Mais comme ce soir-là un bonheur était immédiatement suivi par un autre, c’est Juan Diego Florez qui lui succède (accolade entre les deux ténors au passage), avec un « Lève-toi soleil » magnifique. Le contraste des deux timbres est un must à lui tout seul. Nous étions dans les sinistres pensées d’Alvaro ayant perdu son amour, nous entrons dans la lumineuse invocation de Roméo découvrant le sien. Florez, à son habitude, déploie une intelligence musicale qui frise la perfection, timbre solaire aussi clair que celui de JK est sombre. Excellent interprète il nous fait vivre la passion du jeune Roméo avec talent et poursuit avec le fameux duo extrait de la même œuvre, dès que sa Juliette, la magnifique Sonya Yoncheva, parait sur le plateau, elle aussi, très vite rassurante sur son splendide état vocal même s’il m’a semblé que son timbre (toujours aussi séduisant à mon oreille) s’était légèrement modifié pour prendre une patine plus sombre. Leur « nuit d’hyménée » est un rêve éveillé et leur osmose absolument parfaite. Il n’est pas si courant que des superstars trouvent les mots et le style pour s’accorder à ce point le temps d’un gala (je ne crois pas qu’ils aient jamais chanté le Roméo et Juliette de Gounod ensemble), cela participe de ce que tout amateur authentique d’opéra apprécie : la simplicité de l’artiste s’effaçant derrière son rôle pour mieux l’incarner. 
Mais notre superbe Sonya avait deux amants ce soir-là. L’un éperdu d’amour, romantique et solaire, l’autre malade de jalousie, au bord de la folie et lunaire. On ne peut rêver contraste plus saisissant quand commence le deuxième duo, celui d’Otello, « Già nella notte densa », chanté par les deux artistes, avec une réelle interprétation (y compris physique) de la « scène », où Otello, âme tourmentée par son récit de la guerre, cherche à « vérifier » l’amour de Desdémone. Il y a là aussi colère et douceur en alternance permanente. Même si Kaufmann est légèrement en difficulté lors d’une de ses reprises pianissimo où le timbre peine à se colorer, l’ensemble est de grande tenue et traduit sans aucun doute, la possibilité d’un couple fabuleux dans cette œuvre magistrale de Verdi.
Ajoutons que voir le grand Domingo diriger nos superstar de l’heure comme on dit, dans des rôles où il a excellé, est un plaisir supplémentaire. Sans aucun doute pour lui aussi et il rayonne d’un bonheur perceptible.
Les trois solos qui suivent sont puisés dans le répertoire actuel de chacun des chanteurs : un Vissi d’arte, émouvant pour la Tosca de Sonya Yoncheva, que personnellement je regrette de n’avoir pu entendre à Paris, un « una furtiva lacrima » délicieusement et mélancoliquement chanté par JDF et un « Rachel quand du seigneur » où JK livre sa propre interprétation, faisant se succéder les parties « piano » et les parties  « forte » à une cadence rapprochée, alors qu’on se dit qu’il adore prendre tous les risques possibles mais que c’est, sans aucun doute, une vraie leçon de chant. 

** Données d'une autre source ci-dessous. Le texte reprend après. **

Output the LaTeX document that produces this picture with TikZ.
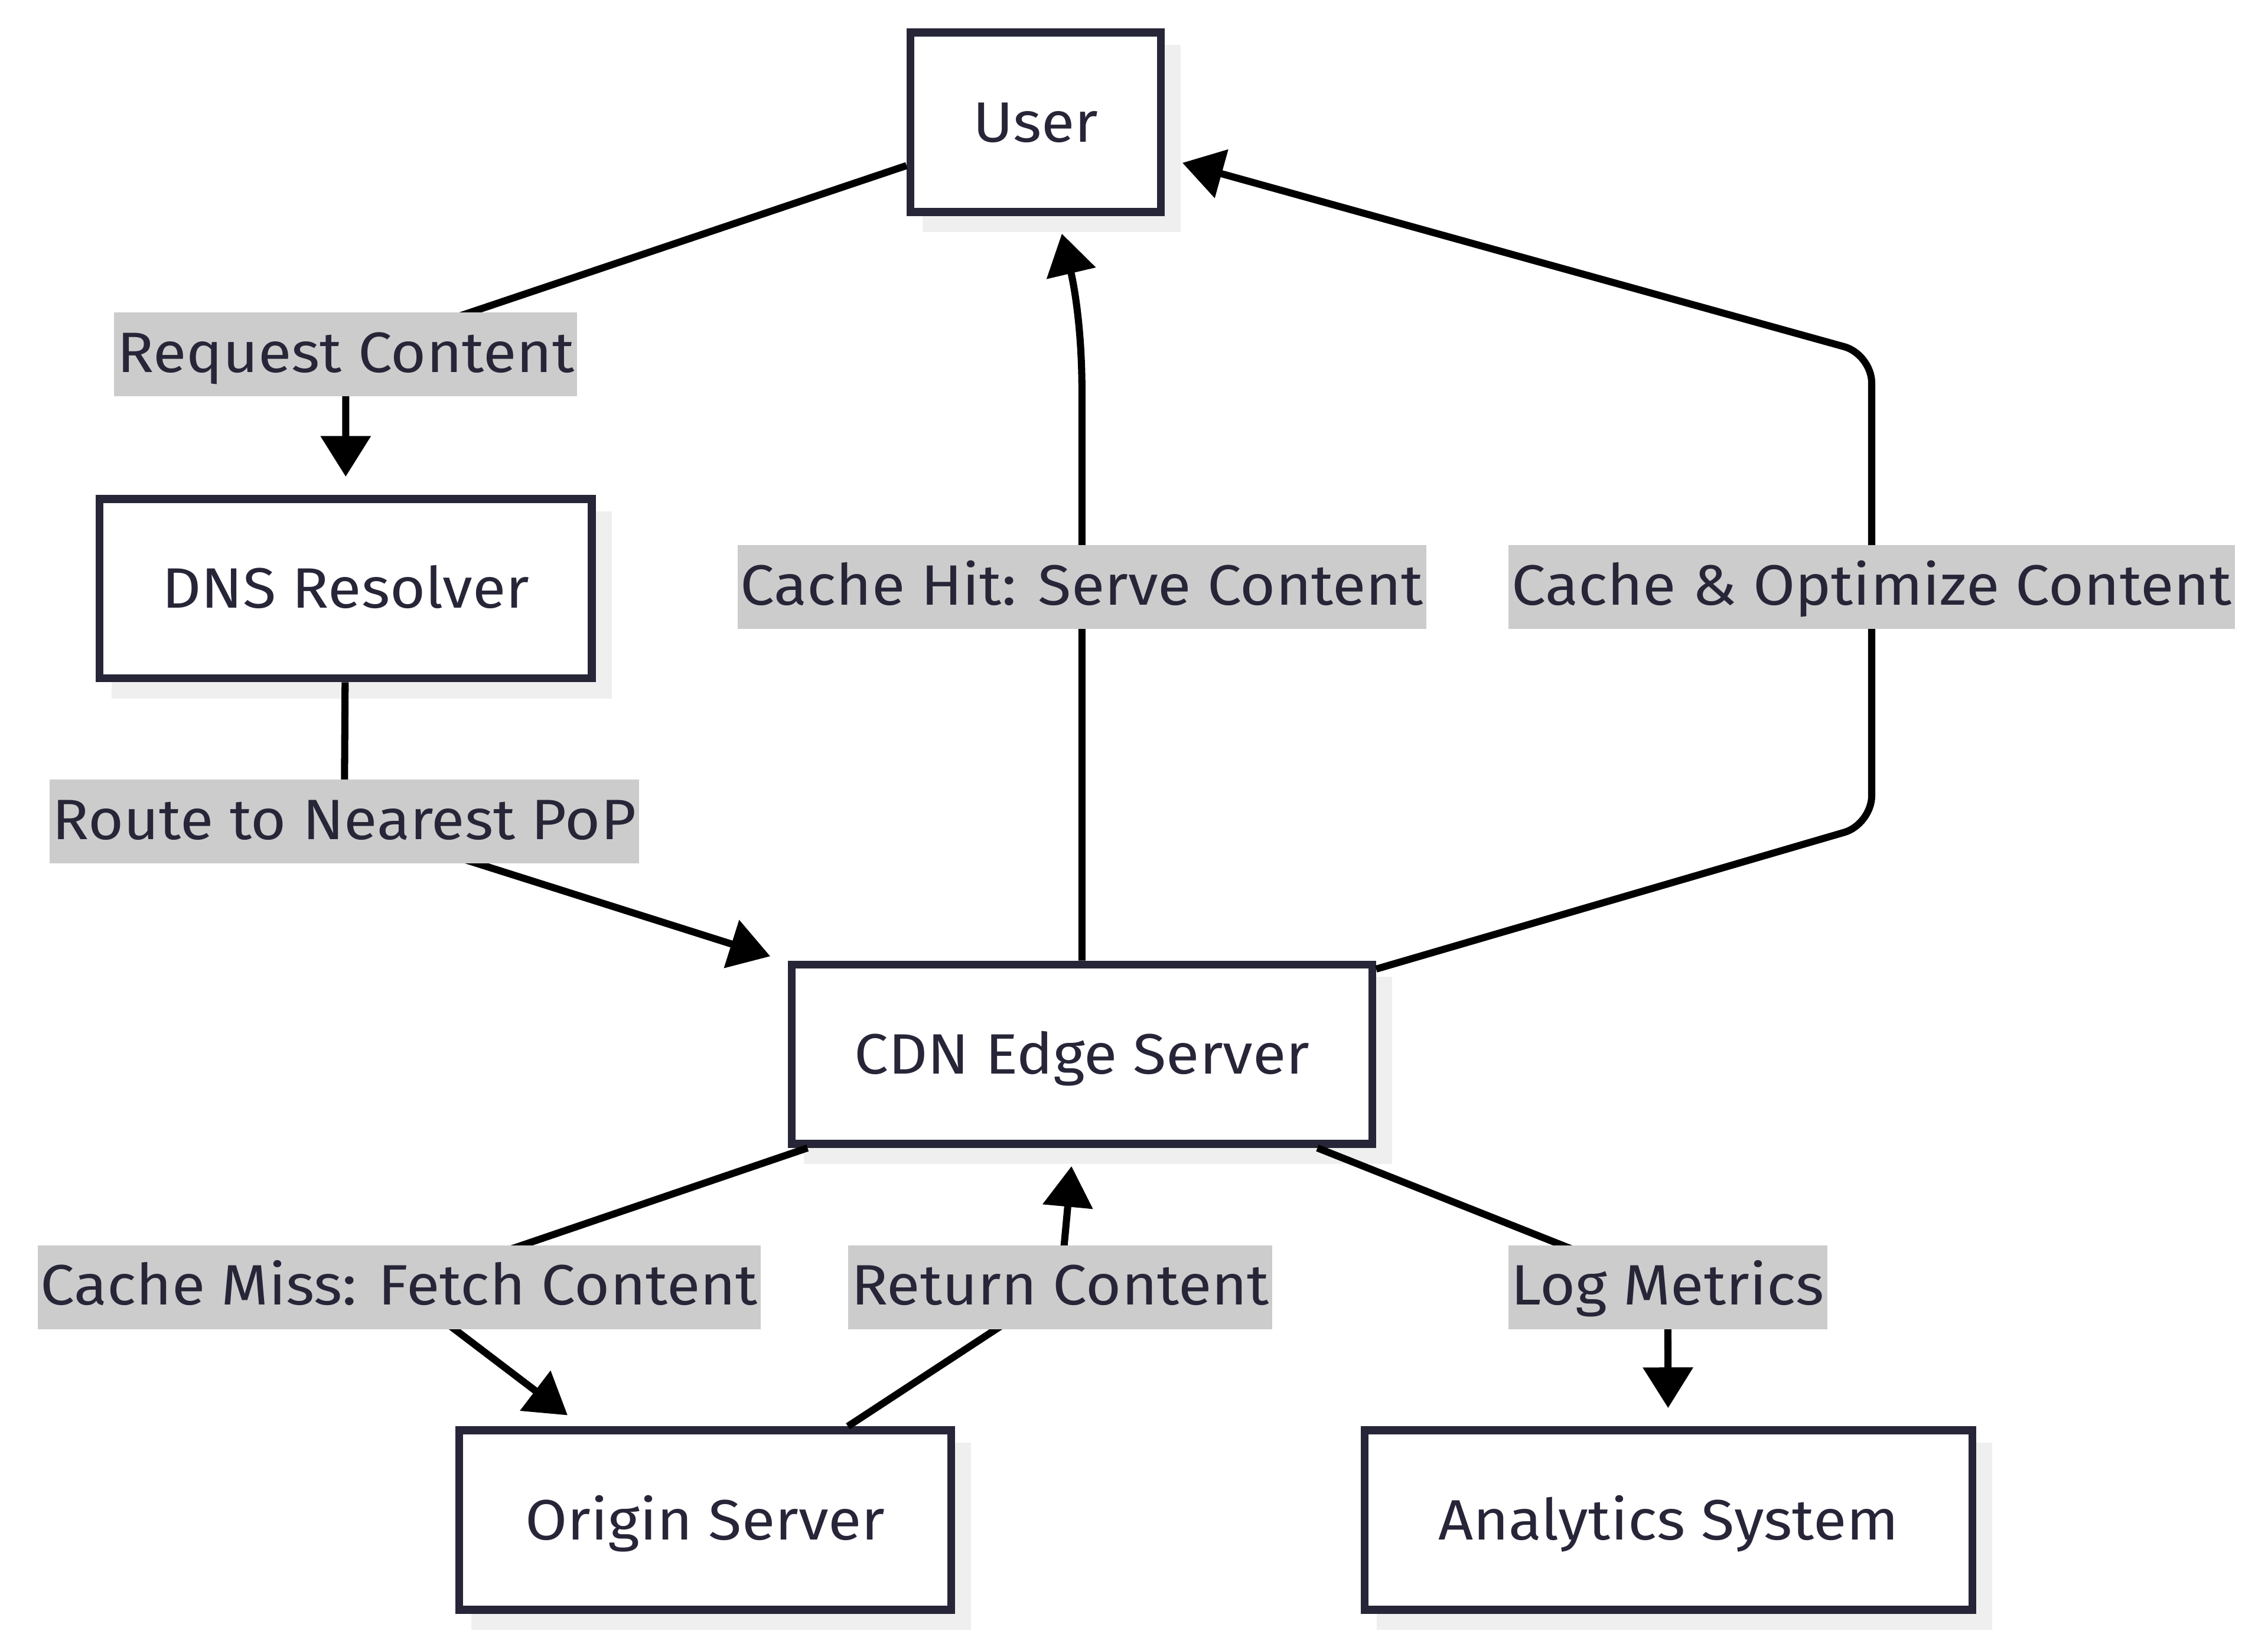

Car nos trois artistes sont des esthètes, qui ne se contentent pas de reprendre des airs mille fois chantés, et se sont manifestement replongés dans les partitions pour en donner une interprétation plus riche et plus authentique. C'est aussi pour cela qu'on va les voir si souvent et avec autant d'impatience, pour découvrir leur interprétation.

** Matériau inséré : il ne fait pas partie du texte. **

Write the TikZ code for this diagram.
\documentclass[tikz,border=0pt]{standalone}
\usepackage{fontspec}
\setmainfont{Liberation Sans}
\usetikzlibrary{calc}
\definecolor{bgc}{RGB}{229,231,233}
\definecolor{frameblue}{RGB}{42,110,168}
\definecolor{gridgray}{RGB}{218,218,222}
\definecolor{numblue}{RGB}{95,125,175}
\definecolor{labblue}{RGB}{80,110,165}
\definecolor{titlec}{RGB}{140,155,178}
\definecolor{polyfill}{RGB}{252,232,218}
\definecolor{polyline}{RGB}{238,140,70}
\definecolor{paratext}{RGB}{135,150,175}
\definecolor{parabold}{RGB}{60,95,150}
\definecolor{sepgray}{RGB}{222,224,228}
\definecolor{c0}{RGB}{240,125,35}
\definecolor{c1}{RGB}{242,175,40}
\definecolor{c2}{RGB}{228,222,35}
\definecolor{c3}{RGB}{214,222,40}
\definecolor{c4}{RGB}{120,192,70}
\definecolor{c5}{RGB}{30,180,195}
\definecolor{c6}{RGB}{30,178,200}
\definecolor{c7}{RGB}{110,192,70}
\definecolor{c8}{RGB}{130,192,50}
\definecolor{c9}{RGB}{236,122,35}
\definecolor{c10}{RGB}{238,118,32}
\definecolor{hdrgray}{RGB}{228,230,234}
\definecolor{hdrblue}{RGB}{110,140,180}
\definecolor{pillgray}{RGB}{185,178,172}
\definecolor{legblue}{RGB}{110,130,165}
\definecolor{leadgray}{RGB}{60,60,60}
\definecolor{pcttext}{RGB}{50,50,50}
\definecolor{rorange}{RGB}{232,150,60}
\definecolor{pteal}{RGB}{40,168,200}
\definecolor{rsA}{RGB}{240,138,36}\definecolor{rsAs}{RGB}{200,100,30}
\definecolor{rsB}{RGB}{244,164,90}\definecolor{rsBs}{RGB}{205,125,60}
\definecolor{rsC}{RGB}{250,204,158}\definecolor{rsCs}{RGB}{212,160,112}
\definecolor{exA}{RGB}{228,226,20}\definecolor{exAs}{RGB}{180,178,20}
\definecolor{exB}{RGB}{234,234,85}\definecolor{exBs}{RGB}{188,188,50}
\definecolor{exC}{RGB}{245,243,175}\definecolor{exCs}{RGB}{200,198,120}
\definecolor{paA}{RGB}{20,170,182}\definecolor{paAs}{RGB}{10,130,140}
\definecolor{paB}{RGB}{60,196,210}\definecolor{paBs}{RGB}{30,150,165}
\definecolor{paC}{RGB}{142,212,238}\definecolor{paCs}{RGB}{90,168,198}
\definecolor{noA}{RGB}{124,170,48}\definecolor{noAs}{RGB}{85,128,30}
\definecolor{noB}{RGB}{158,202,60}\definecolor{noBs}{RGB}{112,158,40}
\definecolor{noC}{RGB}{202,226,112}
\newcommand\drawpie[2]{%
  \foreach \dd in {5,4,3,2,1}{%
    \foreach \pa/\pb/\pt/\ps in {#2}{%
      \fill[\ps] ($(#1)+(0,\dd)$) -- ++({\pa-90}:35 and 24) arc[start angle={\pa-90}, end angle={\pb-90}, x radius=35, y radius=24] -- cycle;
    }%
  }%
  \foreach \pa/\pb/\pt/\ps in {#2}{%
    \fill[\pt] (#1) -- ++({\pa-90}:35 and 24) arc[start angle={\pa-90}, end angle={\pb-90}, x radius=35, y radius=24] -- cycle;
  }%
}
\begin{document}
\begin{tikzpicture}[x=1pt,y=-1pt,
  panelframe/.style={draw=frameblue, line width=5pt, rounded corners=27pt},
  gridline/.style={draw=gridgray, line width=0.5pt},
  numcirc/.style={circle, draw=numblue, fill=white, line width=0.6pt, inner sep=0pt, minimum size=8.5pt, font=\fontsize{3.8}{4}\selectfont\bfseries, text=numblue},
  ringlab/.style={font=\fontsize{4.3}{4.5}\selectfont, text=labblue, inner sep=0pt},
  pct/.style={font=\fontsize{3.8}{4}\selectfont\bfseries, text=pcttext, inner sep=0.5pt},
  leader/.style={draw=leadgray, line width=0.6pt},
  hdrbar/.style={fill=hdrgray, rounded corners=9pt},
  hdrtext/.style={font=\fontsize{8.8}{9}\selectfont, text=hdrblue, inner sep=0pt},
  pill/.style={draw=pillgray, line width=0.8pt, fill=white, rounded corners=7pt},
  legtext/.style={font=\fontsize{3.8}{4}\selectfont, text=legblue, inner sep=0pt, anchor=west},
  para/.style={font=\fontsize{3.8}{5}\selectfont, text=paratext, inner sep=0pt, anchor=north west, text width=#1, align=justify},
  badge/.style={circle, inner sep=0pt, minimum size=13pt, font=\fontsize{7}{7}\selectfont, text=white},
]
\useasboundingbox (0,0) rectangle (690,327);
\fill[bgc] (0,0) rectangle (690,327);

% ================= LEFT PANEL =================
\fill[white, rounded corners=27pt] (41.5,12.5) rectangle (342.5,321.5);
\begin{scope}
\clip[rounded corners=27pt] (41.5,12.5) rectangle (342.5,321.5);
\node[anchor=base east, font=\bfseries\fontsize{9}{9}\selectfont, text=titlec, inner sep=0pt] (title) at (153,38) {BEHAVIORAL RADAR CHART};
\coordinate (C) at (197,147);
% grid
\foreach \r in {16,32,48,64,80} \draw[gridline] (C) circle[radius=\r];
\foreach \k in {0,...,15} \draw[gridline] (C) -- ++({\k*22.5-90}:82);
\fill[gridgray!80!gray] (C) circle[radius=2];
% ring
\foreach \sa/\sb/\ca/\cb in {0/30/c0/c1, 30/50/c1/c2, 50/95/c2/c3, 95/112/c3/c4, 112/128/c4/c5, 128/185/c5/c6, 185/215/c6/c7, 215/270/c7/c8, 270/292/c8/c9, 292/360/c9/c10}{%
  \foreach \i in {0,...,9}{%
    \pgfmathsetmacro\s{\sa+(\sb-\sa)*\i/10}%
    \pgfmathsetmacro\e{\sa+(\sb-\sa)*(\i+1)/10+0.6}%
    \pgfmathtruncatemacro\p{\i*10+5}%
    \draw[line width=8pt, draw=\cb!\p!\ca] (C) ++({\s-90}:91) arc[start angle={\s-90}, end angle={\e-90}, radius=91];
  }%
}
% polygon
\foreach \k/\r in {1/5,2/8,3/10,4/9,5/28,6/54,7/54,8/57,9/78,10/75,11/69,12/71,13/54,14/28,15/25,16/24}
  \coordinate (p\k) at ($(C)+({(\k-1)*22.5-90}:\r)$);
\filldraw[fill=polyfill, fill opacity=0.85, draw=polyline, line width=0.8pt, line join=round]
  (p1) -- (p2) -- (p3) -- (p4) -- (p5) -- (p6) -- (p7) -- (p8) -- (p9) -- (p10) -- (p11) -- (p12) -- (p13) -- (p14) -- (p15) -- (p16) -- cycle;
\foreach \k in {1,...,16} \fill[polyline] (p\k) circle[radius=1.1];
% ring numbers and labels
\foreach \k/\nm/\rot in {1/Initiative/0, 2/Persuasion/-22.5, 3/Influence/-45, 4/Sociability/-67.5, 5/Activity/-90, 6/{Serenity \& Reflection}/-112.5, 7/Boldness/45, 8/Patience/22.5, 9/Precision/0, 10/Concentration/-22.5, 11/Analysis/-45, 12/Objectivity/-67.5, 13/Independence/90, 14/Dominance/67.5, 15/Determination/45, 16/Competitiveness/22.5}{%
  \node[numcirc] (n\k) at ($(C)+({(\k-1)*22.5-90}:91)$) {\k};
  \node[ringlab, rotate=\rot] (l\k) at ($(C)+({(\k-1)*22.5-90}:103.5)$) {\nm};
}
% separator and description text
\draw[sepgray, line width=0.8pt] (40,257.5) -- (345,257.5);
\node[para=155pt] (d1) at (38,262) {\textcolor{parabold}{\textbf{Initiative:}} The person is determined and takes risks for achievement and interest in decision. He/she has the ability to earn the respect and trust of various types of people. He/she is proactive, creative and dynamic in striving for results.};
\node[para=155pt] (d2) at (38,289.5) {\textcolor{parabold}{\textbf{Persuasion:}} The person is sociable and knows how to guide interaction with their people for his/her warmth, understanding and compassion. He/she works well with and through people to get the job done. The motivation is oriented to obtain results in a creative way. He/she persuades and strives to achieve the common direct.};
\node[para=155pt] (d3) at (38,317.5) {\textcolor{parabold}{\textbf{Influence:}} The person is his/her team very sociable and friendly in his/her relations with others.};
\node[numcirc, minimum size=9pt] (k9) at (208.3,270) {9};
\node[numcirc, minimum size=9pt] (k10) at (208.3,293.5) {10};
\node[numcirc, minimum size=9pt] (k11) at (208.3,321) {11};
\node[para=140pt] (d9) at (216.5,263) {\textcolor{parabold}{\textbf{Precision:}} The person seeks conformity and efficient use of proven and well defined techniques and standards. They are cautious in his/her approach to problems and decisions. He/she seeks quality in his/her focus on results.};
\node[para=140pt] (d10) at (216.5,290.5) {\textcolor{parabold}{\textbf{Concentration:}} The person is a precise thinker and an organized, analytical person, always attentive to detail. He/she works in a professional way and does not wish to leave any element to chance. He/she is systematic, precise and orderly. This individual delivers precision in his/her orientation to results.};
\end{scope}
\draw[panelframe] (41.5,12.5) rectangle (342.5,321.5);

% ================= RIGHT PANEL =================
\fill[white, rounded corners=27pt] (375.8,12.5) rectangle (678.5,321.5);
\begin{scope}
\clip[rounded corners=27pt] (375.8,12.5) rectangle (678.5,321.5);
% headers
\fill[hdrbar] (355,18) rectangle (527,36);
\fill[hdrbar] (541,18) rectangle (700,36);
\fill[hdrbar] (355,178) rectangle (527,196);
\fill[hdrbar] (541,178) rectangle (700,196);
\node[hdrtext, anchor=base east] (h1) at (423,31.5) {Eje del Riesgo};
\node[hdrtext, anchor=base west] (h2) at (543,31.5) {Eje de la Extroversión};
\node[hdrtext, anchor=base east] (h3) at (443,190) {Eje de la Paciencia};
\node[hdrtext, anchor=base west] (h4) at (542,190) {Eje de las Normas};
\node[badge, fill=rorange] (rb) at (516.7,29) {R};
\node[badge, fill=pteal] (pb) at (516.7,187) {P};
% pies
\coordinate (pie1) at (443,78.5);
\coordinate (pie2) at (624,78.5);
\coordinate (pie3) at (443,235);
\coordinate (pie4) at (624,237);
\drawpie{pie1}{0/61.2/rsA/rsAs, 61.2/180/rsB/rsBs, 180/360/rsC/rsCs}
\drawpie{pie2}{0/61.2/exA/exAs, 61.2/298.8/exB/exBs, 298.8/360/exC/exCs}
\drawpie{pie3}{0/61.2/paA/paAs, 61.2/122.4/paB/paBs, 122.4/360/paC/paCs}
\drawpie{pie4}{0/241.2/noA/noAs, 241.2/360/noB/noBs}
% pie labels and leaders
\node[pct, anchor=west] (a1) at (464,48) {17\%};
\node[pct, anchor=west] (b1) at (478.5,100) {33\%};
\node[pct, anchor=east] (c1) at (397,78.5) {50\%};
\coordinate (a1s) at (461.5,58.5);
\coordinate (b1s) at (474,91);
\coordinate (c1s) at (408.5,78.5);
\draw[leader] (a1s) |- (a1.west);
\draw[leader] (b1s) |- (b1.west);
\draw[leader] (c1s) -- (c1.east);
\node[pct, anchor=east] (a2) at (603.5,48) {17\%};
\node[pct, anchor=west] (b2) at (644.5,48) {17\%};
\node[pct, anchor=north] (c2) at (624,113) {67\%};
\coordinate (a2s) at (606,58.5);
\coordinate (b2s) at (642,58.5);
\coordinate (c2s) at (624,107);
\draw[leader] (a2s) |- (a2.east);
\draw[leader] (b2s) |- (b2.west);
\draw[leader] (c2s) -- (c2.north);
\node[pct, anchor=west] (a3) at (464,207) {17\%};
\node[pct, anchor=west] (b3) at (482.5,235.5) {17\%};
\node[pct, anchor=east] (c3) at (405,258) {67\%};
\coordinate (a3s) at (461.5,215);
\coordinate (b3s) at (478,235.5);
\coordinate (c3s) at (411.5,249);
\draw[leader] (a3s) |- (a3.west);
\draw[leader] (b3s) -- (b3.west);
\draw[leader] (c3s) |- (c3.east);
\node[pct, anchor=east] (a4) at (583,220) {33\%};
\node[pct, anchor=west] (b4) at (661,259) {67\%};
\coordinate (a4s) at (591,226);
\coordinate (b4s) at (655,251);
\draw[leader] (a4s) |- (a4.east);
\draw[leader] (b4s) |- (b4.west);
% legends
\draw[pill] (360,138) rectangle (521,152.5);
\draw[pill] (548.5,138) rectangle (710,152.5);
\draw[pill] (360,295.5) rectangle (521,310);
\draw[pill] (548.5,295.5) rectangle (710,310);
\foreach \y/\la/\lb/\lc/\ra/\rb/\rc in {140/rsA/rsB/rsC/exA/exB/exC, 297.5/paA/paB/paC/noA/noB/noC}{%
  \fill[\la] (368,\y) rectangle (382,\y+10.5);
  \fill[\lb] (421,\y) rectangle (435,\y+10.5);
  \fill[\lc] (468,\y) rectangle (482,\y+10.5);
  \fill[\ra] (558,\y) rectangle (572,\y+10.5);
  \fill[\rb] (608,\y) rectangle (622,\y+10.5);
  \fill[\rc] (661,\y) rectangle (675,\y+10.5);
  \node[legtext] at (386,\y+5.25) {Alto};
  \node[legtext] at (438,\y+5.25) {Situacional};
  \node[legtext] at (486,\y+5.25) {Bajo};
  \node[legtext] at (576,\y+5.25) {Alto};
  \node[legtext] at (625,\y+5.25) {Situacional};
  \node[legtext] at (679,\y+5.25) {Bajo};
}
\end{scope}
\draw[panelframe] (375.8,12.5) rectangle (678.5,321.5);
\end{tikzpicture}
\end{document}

Et le public de la Scala surchauffé, qui ovationne à part égale tous les artistes, aura droit à… quatre « bis ».

Le premier est particulièrement émouvant et JDF aime donner cet aperçu de sa culture latino-américaine (qu’il partage avec Dudamel qu’on voit tout ému). Le ténor arrive avec sa guitare, qui sera son seul accompagnement et nous donne le fameux  "Paloma", chanson que nous connaissons tous mais qu’il interprète à sa manière de chanteur d’opéra, capable d’acrobaties vocales impressionnantes. Le cœur de l’Amérique latine et le talent d’un grand professionnel de l’art lyrique…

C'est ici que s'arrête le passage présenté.